The scene below could turn into a serious legal problem nowadays.


https://www.youtube.com/watch?v=ctOBMFznkto

gabosaurus
06-14-2015, 09:57 PM
We have something called contingency fee attorneys, they take 30% with no money up front. It very rarely ever gets that far though. A few years ago some...

So you spend most of your work day looking for reasons to file complaints against people? And you special working conditions created just for you? And if anyone crosses you, they will get a complaint filed against them?

And honest question -- do you have any friends at all? Do you socialize with anyone? Are your kids afraid of everyone they come across? Or do they just stay inside all day and watch Fox News?

tailfins
06-14-2015, 10:30 PM
So you spend most of your work day looking for reasons to file complaints against people?

I spend most of my work day writing code. That's proper maintainable, object-oriented code with very few bugs.
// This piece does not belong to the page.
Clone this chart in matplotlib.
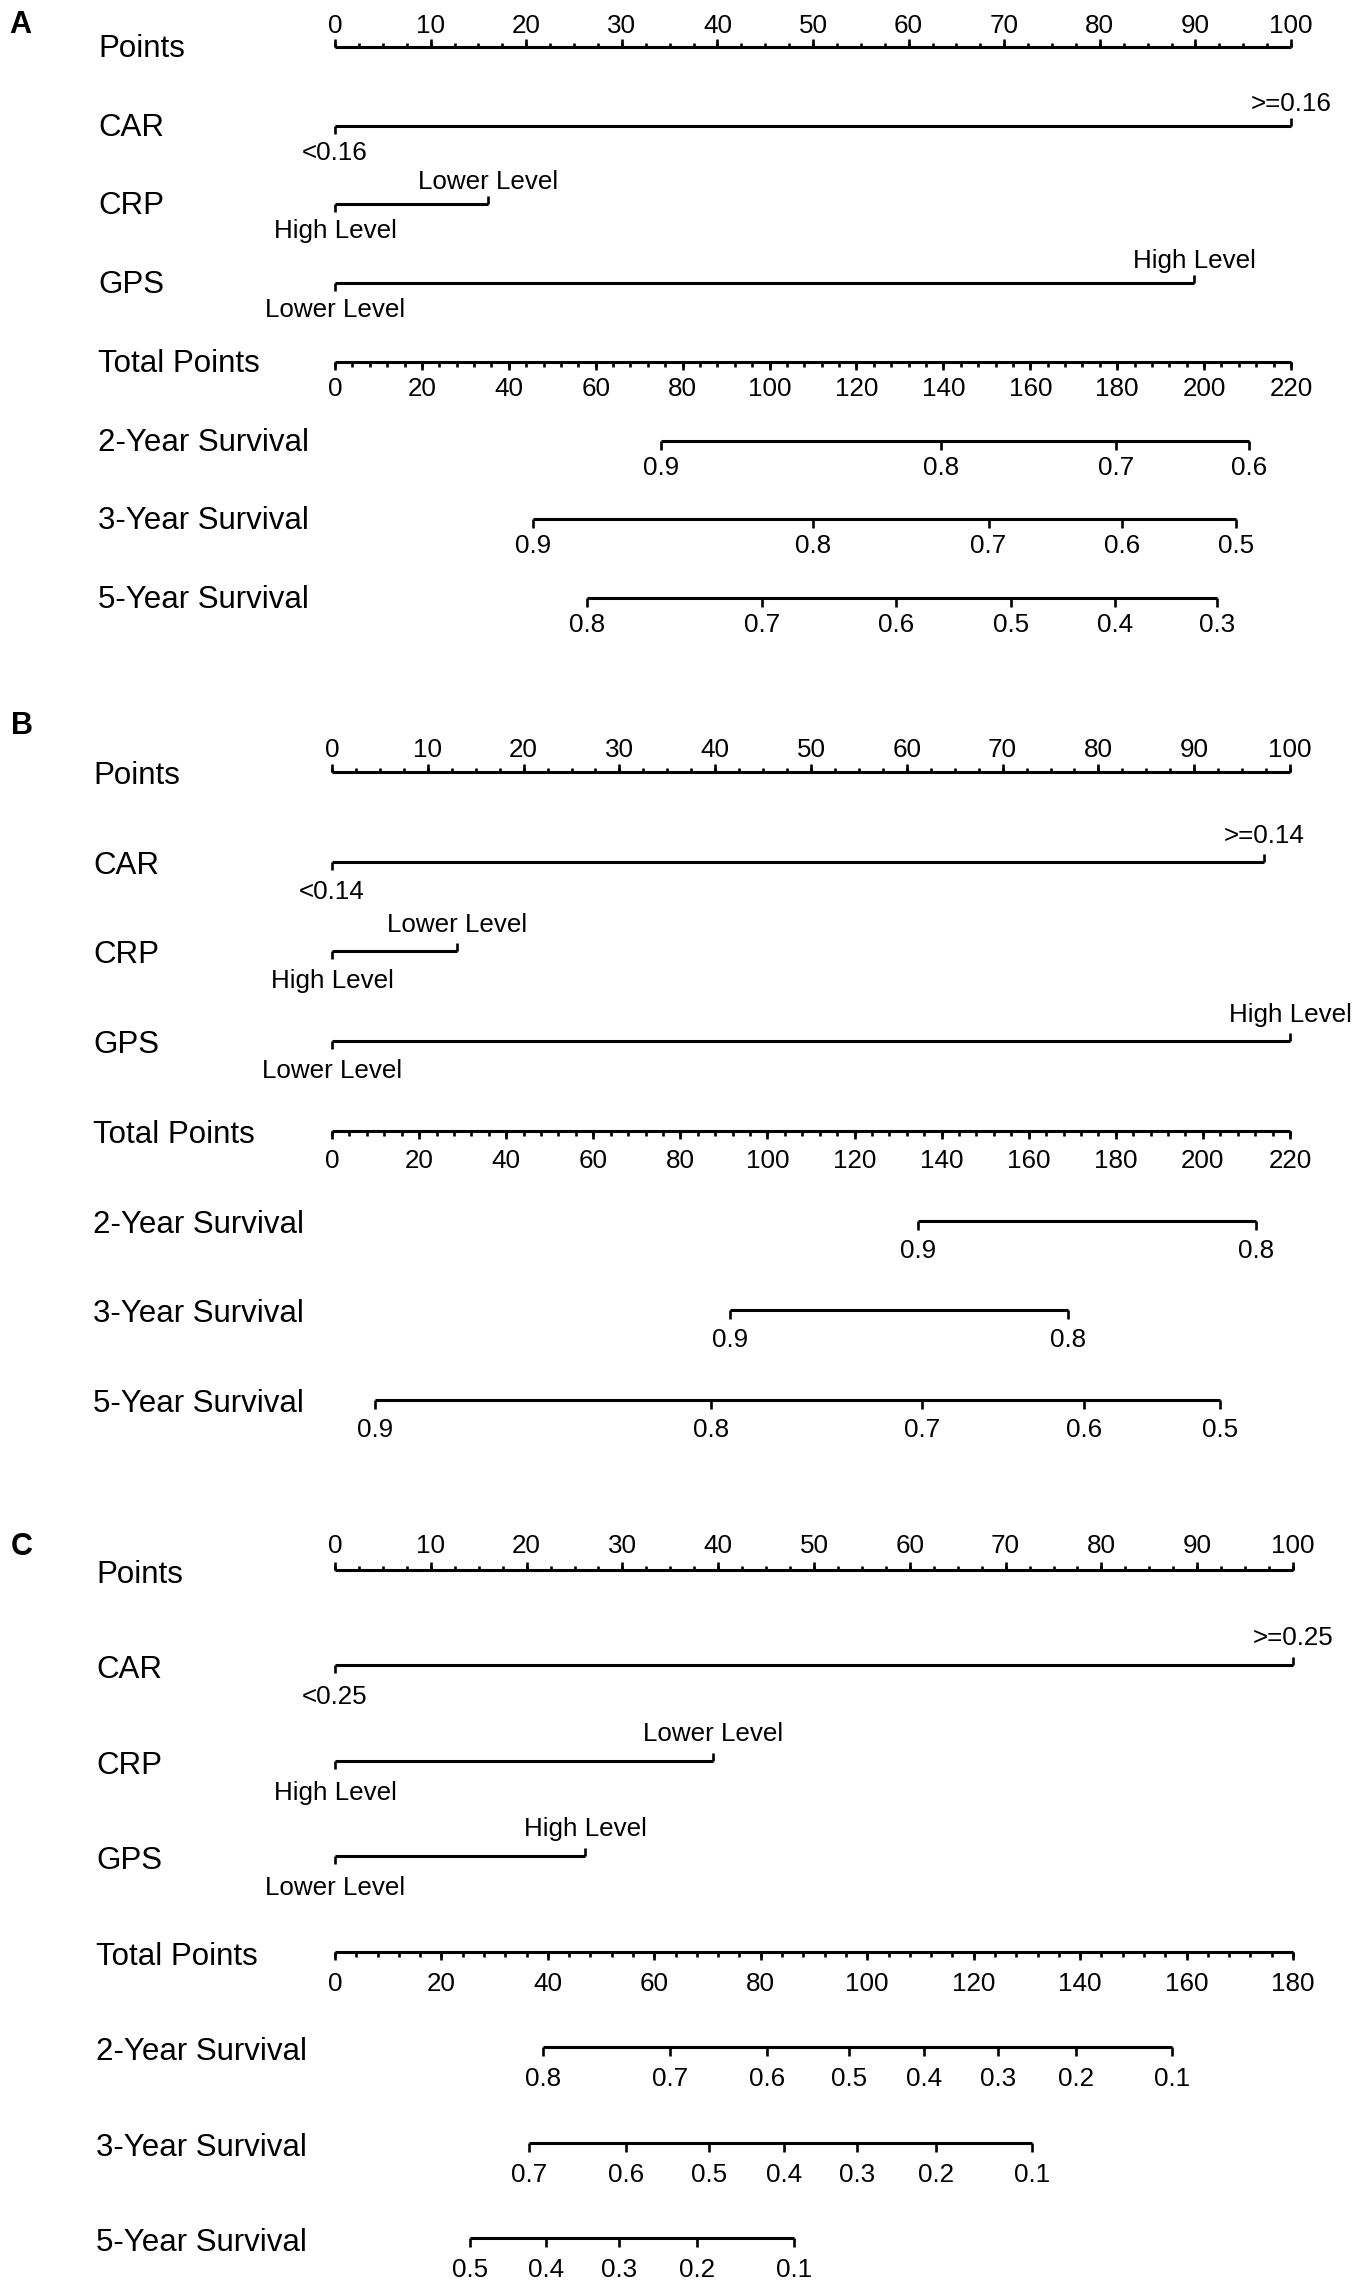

I recently got an email from a boss (another Indian) from last year, telling me the code I wrote is still in use.




And you special working conditions created just for you?



Not any more. At first nothing more than a low-traffic work area and not be disciplined for social expectations beyond my ability. At Harvard University, they already had a department policy. The result was that all my work was received and submitted through a gatekeeper. My latest Indian boss here in Texas acts as gatekeeper. I'm told I do very well with an offshore team. Almost zero social skills are required. Some people know exactly what to do without my asking.




And if anyone crosses you, they will get a complaint filed against them?



I'm not going to "take it on the chin". I have gotten bosses fired before, and in one case the problem was a CEO, she gave me a substantial amount of money to leave the company on my own.




And honest question -- do you have any friends at all?



Three: All of them immigrants. Two Asians and one Ukrainian. (I'm just waiting on the tongue-lashing from Balu) :laugh: My pair-programming partner in my current job are on the way to becoming friends. He's Muslim, by the way. I even helped him fill out forms to help some of his family members get Visas.




Do you socialize with anyone?



Only at church.




Are your kids afraid of everyone they come across?



Not afraid, just careful. They also have the idea that unfriendly people deserve zero courtesy and can be dealt with by rule/law enforcement.




Or do they just stay inside all day and watch Fox News?


They play lots of video games. Their friendships center around going over to other kids houses and sharing video game strategies. As I mentioned before. They tend to favor Asian kids.